YouTube Makes Sense but No Dollars
Free video clips on YouTube are popular but its ads aren't.
With short, bite-sized videos delivering content ranging from treadmill mishaps to Iraqi war footage, YouTube.com is drawing droves of people and experiencing phenomenal growth.
The company has garnered over 19 million unique visitors per month, rising from obscurity in less than 15 months. In the process it has become the largest video-content provider online.
Despite the success, some experts warn that unless its business model changes, the company won't be around for long.
Josh Martin, an IDC research analyst, declared in a report this month that YouTube will struggle to make profits primarily because the viewers have been accustomed to paying nothing for their service.
YouTube must implement myriad changes, Martin stated. The truly difficult task for YouTube is to change the entire culture of the viewers that propelled it to overnight success.
Research shows nearly half of all online youth (13 to 21) are downloading or streaming video content, with YouTube being one of the few sites to serve their hobby.

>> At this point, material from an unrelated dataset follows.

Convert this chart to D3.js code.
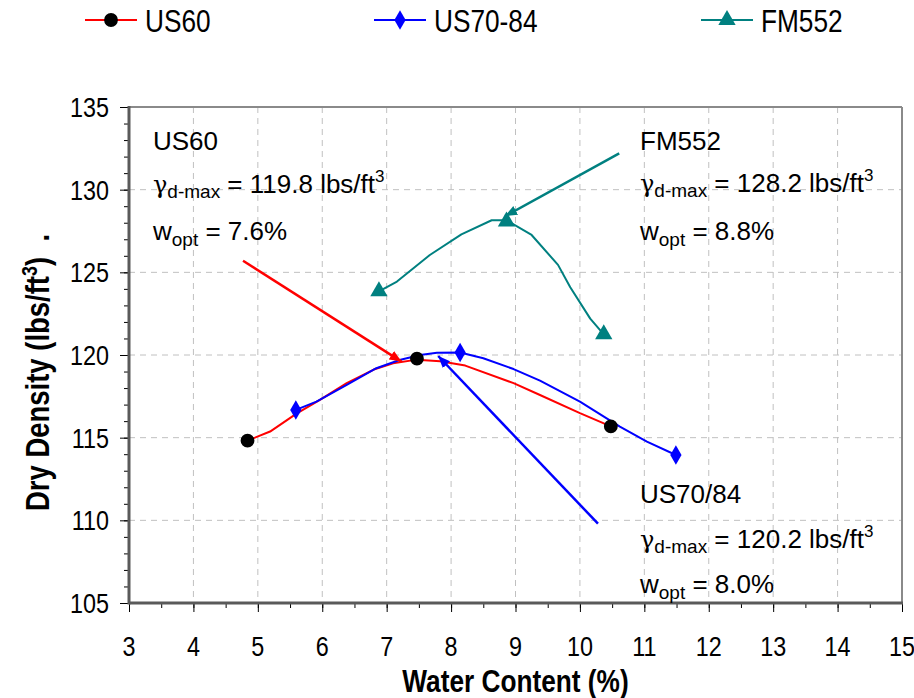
<!DOCTYPE html>
<html><head><meta charset="utf-8">
<script src="https://cdn.jsdelivr.net/npm/d3@7"></script>
<style>body{margin:0;background:#fff} svg{display:block} text{font-family:"Liberation Sans",Arial,sans-serif;fill:#000}</style>
</head><body><svg id="c" width="914" height="698"></svg>
<script>
// ---------- data ----------
const xTickValues = [3,4,5,6,7,8,9,10,11,12,13,14,15];
const yTickValues = [105,110,115,120,125,130,135];
const seriesNames = ["US60","US70-84","FM552"];
const seriesColors = ["#FF0000","#0000FF","#008080"];
// measured points (markers)
const us60Points   = [[4.84,114.82],[7.47,119.78],[10.48,115.68]];
const us7084Points = [[5.59,116.68],[8.14,120.15],[11.49,113.95]];
const fm552Points  = [[6.88,123.85],[8.86,128.08],[10.37,121.25]];
// fitted curves
const us60Curve = [[4.84,114.82],[5.19,115.37],[5.6,116.45],[5.97,117.3],[6.38,118.3],[6.8,119.12],[7.1,119.5],[7.47,119.72],[7.83,119.62],[8.22,119.36],[8.97,118.3],[9.38,117.58],[10.0,116.48],[10.48,115.68]];
const us7084Curve = [[5.59,116.68],[5.91,117.18],[6.38,118.19],[6.84,119.2],[7.2,119.7],[7.52,120.0],[7.78,120.14],[8.14,120.15],[8.5,119.8],[8.97,119.15],[9.38,118.45],[10.0,117.18],[10.62,115.67],[11.04,114.76],[11.49,113.95]];
const fm552Curve = [[6.88,123.85],[7.16,124.44],[7.67,126.05],[8.16,127.3],[8.63,128.15],[8.86,128.15],[9.25,127.26],[9.66,125.45],[9.85,124.1],[10.16,122.2],[10.37,121.25]];
// annotation arrows [from, to]
const arrowRed  = [[4.77,125.7],[7.23,119.6]];
const arrowBlue = [[10.28,109.8],[7.8,119.94]];
const arrowTeal = [[10.61,132.2],[8.84,128.4]];
// annotation texts
const annUS60  = {name:"US60",    gamma:"119.8", wopt:"7.6%"};
const annFM552 = {name:"FM552",   gamma:"128.2", wopt:"8.8%"};
const annUS70  = {name:"US70/84", gamma:"120.2", wopt:"8.0%"};

// ---------- layout ----------
const svg = d3.select("#c");
const L=129, R=902, T=107, B=603;
const x = d3.scaleLinear().domain([3,15]).range([L,R]);
const y = d3.scaleLinear().domain([105,135]).range([B,T]);
const NARROW = 0.82;

// grid
const grid = svg.append("g").attr("stroke","#c0c0c0").attr("stroke-width",1).attr("stroke-dasharray","6,5");
xTickValues.slice(1,-1).forEach(v=>grid.append("line").attr("x1",x(v)).attr("x2",x(v)).attr("y1",T).attr("y2",B));
yTickValues.slice(1,-1).forEach(v=>grid.append("line").attr("y1",y(v)).attr("y2",y(v)).attr("x1",L).attr("x2",R));

// frame
svg.append("line").attr("x1",L).attr("x2",R).attr("y1",T).attr("y2",T).attr("stroke","#8a8a8a").attr("stroke-width",2);
svg.append("line").attr("x1",R).attr("x2",R).attr("y1",T).attr("y2",B).attr("stroke","#8a8a8a").attr("stroke-width",2);

// axes with d3
const minorX = d3.range(3,15.01,0.5);
const minorY = d3.range(105,135.01,1);
const gxMinor = svg.append("g").attr("transform",`translate(0,${B})`).call(d3.axisBottom(x).tickValues(minorX).tickSize(5).tickFormat(""));
const gyMinor = svg.append("g").attr("transform",`translate(${L},0)`).call(d3.axisLeft(y).tickValues(minorY).tickSize(5).tickFormat(""));
const gx = svg.append("g").attr("transform",`translate(0,${B})`).call(d3.axisBottom(x).tickValues(xTickValues).tickSize(9).tickFormat(""));
const gy = svg.append("g").attr("transform",`translate(${L},0)`).call(d3.axisLeft(y).tickValues(yTickValues).tickSize(9).tickFormat(""));
[gxMinor,gyMinor,gx,gy].forEach(g=>{g.select(".domain").remove(); g.selectAll("line").attr("stroke","#000").attr("stroke-width",1);});
svg.append("line").attr("x1",L).attr("x2",L).attr("y1",T-1).attr("y2",B+1.5).attr("stroke","#5a5a5a").attr("stroke-width",3);
svg.append("line").attr("x1",L).attr("x2",R+1).attr("y1",B).attr("y2",B).attr("stroke","#5a5a5a").attr("stroke-width",3);

// tick labels (narrow)
xTickValues.forEach(v=>svg.append("text").attr("transform",`translate(${x(v)},656) scale(${NARROW},1)`)
  .attr("text-anchor","middle").attr("font-size",28.5).text(v));
yTickValues.forEach(v=>svg.append("text").attr("transform",`translate(109,${y(v)+10}) scale(${NARROW},1)`)
  .attr("text-anchor","end").attr("font-size",28.5).text(v));

// axis titles
svg.append("text").attr("transform",`translate(${(L+R)/2},692) scale(${NARROW},1)`)
  .attr("text-anchor","middle").attr("font-size",32).attr("font-weight","bold").text("Water Content (%)");
const yt = svg.append("text").attr("transform",`translate(49,511) rotate(-90) scale(${NARROW},1)`)
  .attr("font-size",33.5).attr("font-weight","bold").attr("xml:space","preserve").style("white-space","pre");
yt.append("tspan").text("Dry Density (lbs/ft");
yt.append("tspan").attr("font-size",22).attr("dy",-12).text("3");
yt.append("tspan").attr("dy",12).text(")  .");

// arrow markers
const defs = svg.append("defs");
seriesColors.forEach((c,i)=>{
  defs.append("marker").attr("id","ah"+i).attr("markerUnits","userSpaceOnUse")
    .attr("markerWidth",14).attr("markerHeight",12).attr("refX",12).attr("refY",6).attr("orient","auto")
    .append("path").attr("d","M0,1 L12,6 L0,11 Z").attr("fill",c);
});

// curves
const line = d3.line().x(d=>x(d[0])).y(d=>y(d[1]));
[us60Curve,us7084Curve,fm552Curve].forEach((c,i)=>
  svg.append("path").datum(c).attr("d",line).attr("fill","none").attr("stroke",seriesColors[i]).attr("stroke-width",2).attr("stroke-linejoin","round"));

// arrows
[arrowRed,arrowBlue,arrowTeal].forEach((a,i)=>
  svg.append("path").datum(a).attr("d",line).attr("fill","none").attr("stroke",seriesColors[i]).attr("stroke-width",2.5).attr("marker-end",`url(#ah${i})`));

// markers
const sym = [d3.symbolCircle, d3.symbolDiamond, d3.symbolTriangle];
const symSize = [150, 110, 130];
const symFill = ["#000","#0000FF","#008080"];
[us60Points,us7084Points,fm552Points].forEach((pts,i)=>{
  svg.append("g").selectAll("path").data(pts).join("path")
    .attr("transform",d=>`translate(${x(d[0])},${y(d[1])})`)
    .attr("d",d3.symbol(sym[i],symSize[i])).attr("fill",symFill[i]);
});

// legend
const legendX = [85,374,701];
seriesNames.forEach((n,i)=>{
  const g = svg.append("g").attr("transform",`translate(${legendX[i]},20)`);
  g.append("line").attr("x1",0).attr("x2",52).attr("stroke",seriesColors[i]).attr("stroke-width",2);
  g.append("path").attr("transform","translate(26,0)").attr("d",d3.symbol(sym[i],symSize[i])).attr("fill",symFill[i]);
  g.append("text").attr("transform",`translate(60,12) scale(${NARROW},1)`).attr("font-size",32).text(n);
});

// annotations
function annot(a,ax,y1,y2,y3){
  const fs=26;
  svg.append("text").attr("x",ax).attr("y",y1).attr("font-size",fs).text(a.name);
  const t2 = svg.append("text").attr("x",ax).attr("y",y2).attr("font-size",fs);
  t2.append("tspan").attr("font-family","DejaVu Serif, serif").attr("font-size",24).text("γ");
  t2.append("tspan").attr("font-size",19).attr("dy",5).text("d-max");
  t2.append("tspan").attr("dy",-5).text(` = ${a.gamma} lbs/ft`);
  t2.append("tspan").attr("font-size",17).attr("dy",-11).text("3");
  const t3 = svg.append("text").attr("x",ax).attr("y",y3).attr("font-size",fs);
  t3.append("tspan").text("w");
  t3.append("tspan").attr("font-size",19).attr("dy",6).text("opt");
  t3.append("tspan").attr("dy",-6).text(` = ${a.wopt}`);
}
annot(annUS60,153,150,193,240);
annot(annFM552,640,150,192,240);
annot(annUS70,640,503,548,593);
</script></body></html>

It serves upwards of 100 million videos each day.
However the problem is that the traditional way in which media companies raise revenue - through advertisements - does not translate well with the young online viewers.
In the same way most people skip ads as they flip through their newspapers and magazines, most youth click past online banners. For sites such as YouTube with a strong following of image conscious youngsters, the problem can be worse: crowding a page with ads can make a company look like a sell-out,' a money-grubbing corporate machine deplored by youth.

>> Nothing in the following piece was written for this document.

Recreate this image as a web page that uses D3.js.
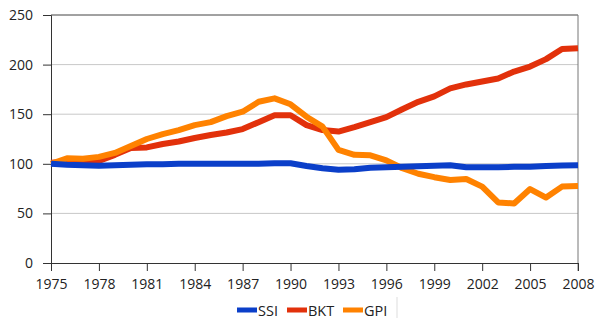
<!DOCTYPE html>
<html><head><meta charset="utf-8">
<script src="https://cdn.jsdelivr.net/npm/d3@7"></script>
<style>body{margin:0;background:#fff}svg{display:block}text{font-family:"Open Sans",sans-serif;fill:#222}</style>
</head><body><svg id="c" width="600" height="336"></svg>
<script>
const years = d3.range(1975, 2009);
const ssi = [100,99,98.5,98,98.5,99,99.5,99.5,100,100,100,100,100,100,100.5,100.5,97.8,95.5,94,94.5,96,96.5,97,97.5,98,98.5,96.5,96.5,96.5,97,97,97.7,98.4,98.6];
const bkt = [101,102,102,103,109,116,116.5,120,122.5,126,129,131.5,135,142,149,149,139,134,132.5,137,142,147,155,162.5,168,176,180,183,186,193,198,205.5,215.7,216.5];
const gpi = [100,105.5,105,107,111,118,125,130,134,139,142,148,152.5,162.5,166,160,147.5,137.5,114,109,108.5,103.5,95.5,90,86.5,83.7,84.7,77,61,60,74.5,66,77,77.5];
const yTicks = [0,50,100,150,200,250];
const xTicks = d3.range(1975, 2009, 3);
const seriesNames = ["SSI","BKT","GPI"];
const colors = {SSI:"#0b3fc9", BKT:"#e2310b", GPI:"#ff8200"};

const svg = d3.select("#c");
const L=51, R=578, T=15, B=263;
const x = d3.scaleLinear().domain([1975,2008]).range([L,R]);
const y = d3.scaleLinear().domain([0,250]).range([B,T]);

// gridlines
svg.append("g").selectAll("line").data(yTicks.filter(v=>v>0 && v<250)).join("line")
  .attr("x1",L).attr("x2",R).attr("y1",d=>y(d)).attr("y2",d=>y(d))
  .attr("stroke","#c8c8c8").attr("stroke-width",1);
// top line
svg.append("line").attr("x1",L).attr("x2",R).attr("y1",y(250)).attr("y2",y(250)).attr("stroke","#444");
// right border
svg.append("line").attr("x1",R).attr("x2",R).attr("y1",T).attr("y2",B+8).attr("stroke","#777");

// y axis
const ya = svg.append("g").attr("transform",`translate(${L},0)`)
  .call(d3.axisLeft(y).tickValues(yTicks).tickSize(8).tickPadding(10));
ya.select(".domain").attr("stroke","#333");
ya.selectAll(".tick line").attr("stroke","#333");
ya.selectAll("text").style("font-size","14px").attr("fill","#222");

// x axis
const xa = svg.append("g").attr("transform",`translate(0,${B})`)
  .call(d3.axisBottom(x).tickValues(xTicks).tickFormat(d3.format("d")).tickSize(8).tickSizeOuter(0).tickPadding(8));
xa.select(".domain").attr("stroke","#333");
xa.selectAll(".tick line").attr("stroke","#333");
xa.selectAll("text").style("font-size","14px").attr("fill","#222");

const data = {SSI:ssi, BKT:bkt, GPI:gpi};
const line = d3.line().x((d,i)=>x(years[i])).y(d=>y(d));
["BKT","GPI","SSI"].forEach(k=>{
  svg.append("path").datum(data[k]).attr("d",line)
    .attr("fill","none").attr("stroke",colors[k]).attr("stroke-width",6)
    .attr("stroke-linejoin","round");
});

// legend
const lg = svg.append("g");
const lx = [237,287,343];
seriesNames.forEach((k,i)=>{
  lg.append("rect").attr("x",lx[i]).attr("y",307.5).attr("width",20).attr("height",5).attr("fill",colors[k]);
  lg.append("text").attr("x",lx[i]+21).attr("y",315.5).style("font-size","14.5px").text(k);
});
lg.append("line").attr("x1",397).attr("x2",397).attr("y1",297).attr("y2",318).attr("stroke","#ddd");
</script></body></html>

A junior at the University of California, Los Angeles, Jon Karhaman, 21, explains that ads on websites are not only annoying, but insists they are ineffective, because everything always seems like a sales pitch.
Irritating customers may be a small price to pay if the ads were generating revenue, but they usually prove to be so sufficiently out of sync with today's audience, that they are getting completely ignored.

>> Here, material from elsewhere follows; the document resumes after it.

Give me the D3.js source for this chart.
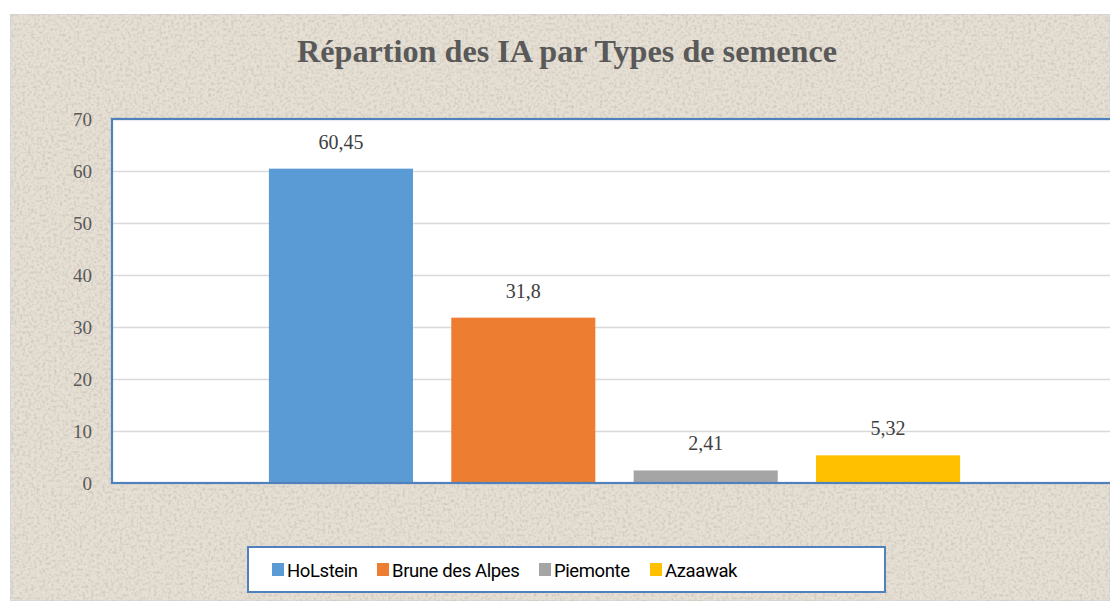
<!DOCTYPE html>
<html>
<head>
<meta charset="utf-8">
<script src="https://cdn.jsdelivr.net/npm/d3@7"></script>
<style>
  body { margin: 0; background: #fff; }
  svg { display: block; }
</style>
</head>
<body>
<div id="chart"></div>
<script>
var width = 1110;
var height = 601;

// data
var title = "Répartion des IA par Types de semence";
var series = ["HoLstein", "Brune des Alpes", "Piemonte", "Azaawak"];
var values = [60.45, 31.8, 2.41, 5.32];
var labels = ["60,45", "31,8", "2,41", "5,32"];
var colors = ["#5b9bd5", "#ed7d31", "#a5a5a5", "#ffc000"];
var yTicks = [0, 10, 20, 30, 40, 50, 60, 70];

var plot = { left: 112, top: 119, right: 1117, bottom: 483 };

var svg = d3.select("#chart").append("svg")
  .attr("width", width)
  .attr("height", height);

// paper texture
var defs = svg.append("defs");
var f = defs.append("filter").attr("id", "paper").attr("x", 0).attr("y", 0).attr("width", 1).attr("height", 1);
f.append("feTurbulence").attr("type", "fractalNoise").attr("baseFrequency", 0.35).attr("numOctaves", 3).attr("seed", 7).attr("result", "noise");
f.append("feColorMatrix").attr("in", "noise").attr("type", "matrix")
  .attr("values", "0 0 0 0 0.62  0 0 0 0 0.58  0 0 0 0 0.52  0 0 0 -2.6 1.45").attr("result", "spots");
f.append("feComposite").attr("in", "spots").attr("in2", "SourceGraphic").attr("operator", "in").attr("result", "clip");
f.append("feMerge").selectAll("feMergeNode").data(["SourceGraphic", "clip"]).enter()
  .append("feMergeNode").attr("in", function(d) { return d; });

svg.append("rect")
  .attr("x", 10).attr("y", 14)
  .attr("width", width - 10).attr("height", height - 14)
  .attr("fill", "#e6dfd3")
  .attr("stroke", "#d6d6d6")
  .attr("stroke-width", 1.5)
  .attr("filter", "url(#paper)");

svg.append("text")
  .attr("x", 567).attr("y", 62)
  .attr("text-anchor", "middle")
  .style("font-family", "'Liberation Serif', serif")
  .style("font-weight", "bold")
  .style("font-size", "32.2px")
  .attr("fill", "#595959")
  .text(title);

var y = d3.scaleLinear().domain([0, 70]).range([plot.bottom, plot.top]);

var x0 = d3.scaleBand().domain([""]).range([plot.left, plot.right]).paddingInner(0).paddingOuter(0.227);
var x1 = d3.scaleBand().domain(series).range([x0(""), x0("") + x0.bandwidth()]).paddingInner(0.21).paddingOuter(0);

svg.append("rect")
  .attr("x", plot.left).attr("y", plot.top)
  .attr("width", plot.right - plot.left).attr("height", plot.bottom - plot.top)
  .attr("fill", "#fff");

// grid
svg.append("g")
  .attr("transform", "translate(" + plot.left + ",0)")
  .call(d3.axisLeft(y).tickValues(yTicks).tickSize(-(plot.right - plot.left)).tickFormat(""))
  .call(function(g) {
    g.select(".domain").remove();
    g.selectAll(".tick line").attr("stroke", "#d9d9d9").attr("stroke-width", 1.6);
  });

// y labels
svg.append("g")
  .attr("transform", "translate(" + (plot.left - 20) + ",0)")
  .call(d3.axisLeft(y).tickValues(yTicks).tickSize(0).tickPadding(0))
  .call(function(g) {
    g.select(".domain").remove();
    g.selectAll("text")
      .style("font-family", "'Liberation Serif', serif")
      .style("font-size", "19px")
      .attr("fill", "#595959");
  });

svg.selectAll(".bar")
  .data(values)
  .enter().append("rect")
  .attr("class", "bar")
  .attr("x", function(d, i) { return x1(series[i]); })
  .attr("y", function(d) { return y(d); })
  .attr("width", x1.bandwidth())
  .attr("height", function(d) { return y(0) - y(d); })
  .attr("fill", function(d, i) { return colors[i]; });

svg.selectAll(".lbl")
  .data(values)
  .enter().append("text")
  .attr("class", "lbl")
  .attr("x", function(d, i) { return x1(series[i]) + x1.bandwidth() / 2; })
  .attr("y", function(d) { return y(d) - 20; })
  .attr("text-anchor", "middle")
  .style("font-family", "'Liberation Serif', serif")
  .style("font-size", "20px")
  .attr("fill", "#404040")
  .text(function(d, i) { return labels[i]; });

// plot border
svg.append("rect")
  .attr("x", plot.left).attr("y", plot.top)
  .attr("width", plot.right - plot.left).attr("height", plot.bottom - plot.top)
  .attr("fill", "none")
  .attr("stroke", "#4f81bd")
  .attr("stroke-width", 2.2);

// legend
var legend = svg.append("g");
legend.append("rect")
  .attr("x", 248).attr("y", 547)
  .attr("width", 637).attr("height", 45)
  .attr("fill", "#fff")
  .attr("stroke", "#4f81bd")
  .attr("stroke-width", 2);

var legX = [272, 377, 539, 650];
var item = legend.selectAll(".item")
  .data(series)
  .enter().append("g")
  .attr("class", "item")
  .attr("transform", function(d, i) { return "translate(" + legX[i] + ",570)"; });

item.append("rect")
  .attr("x", 0).attr("y", -7)
  .attr("width", 12).attr("height", 13)
  .attr("fill", function(d, i) { return colors[i]; });

item.append("text")
  .attr("x", 15).attr("y", 7)
  .style("font-family", "Roboto, sans-serif")
  .style("font-size", "18.5px")
  .style("letter-spacing", "-0.4px")
  .attr("fill", "#000")
  .text(function(d) { return d; });
</script>
</body>
</html>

Of the few ads that teens see associated with online video, Brian Haven of Forrester Research states in a report, the likelihood that they will interact with these ads is insignificant.
This will pose a formidable challenge to YouTube, whose audience could already be accustomed to a site free from clutter. The site has only recently begun displaying ads, including experimentation with Google text ads banner campaigns.
To complicate matters, what is currently one of the site's biggest strengths could be its biggest drawback when it comes to advertising.
Users today can store their videos on YouTube's web site and embed links to those videos on any other site. While this is great exposure for YouTube on the Internet, people watch the videos on other sites free of charge.
Such an arrangement means that any ad campaign wouldn't reach those viewers.
Experts believe that with YouTube's server fees reaching half a million dollars per month, it can't afford give away content forever.
Solutions
One solution could be to follow the example of mainstream media sites which favor showing ads immediately preceding the video. However "these ads are generally perceived as disruptive to the content, Forrester's Haven said, adding that 71 percent find ads in streaming video annoying.
UCLA's Jon couldn't agree more.
"Why can't I watch a clip without being asked to buy or subscribe to something? he asks.
Traditional techniques, targeting, and format, Forrester's Haven states, simply don't resonate with today's young consumers when they are online. He notes that 39 percent seldom interact with these ads.
Instead he says, media companies such as YouTube need to offer ads that are contextual and short. He suggests that media companies such as YouTube should make ads that relate directly to the content they are associated with.
Their attention is at a premium, he says.
He also suggests that marketing and media executives should resist te urge to simply repurpose TV ads for the online audiences stating today's youth demand creativity and entertainment, not the same tried formulas.
IDC's Martin says that people will eventually accept advertising-supported video online, but adds that this will happen not likely quickly enough for YouTube to reinvent itself.''
Industry observers and experts will be closely watching YouTube, and not just the videos. Whether its management can capitalize on current successes and solidify itself as a revenue generating company remains to be seen.
Until then, Jon says he'll enjoy watching his Jordan highlights and old-wrestling vids' for free.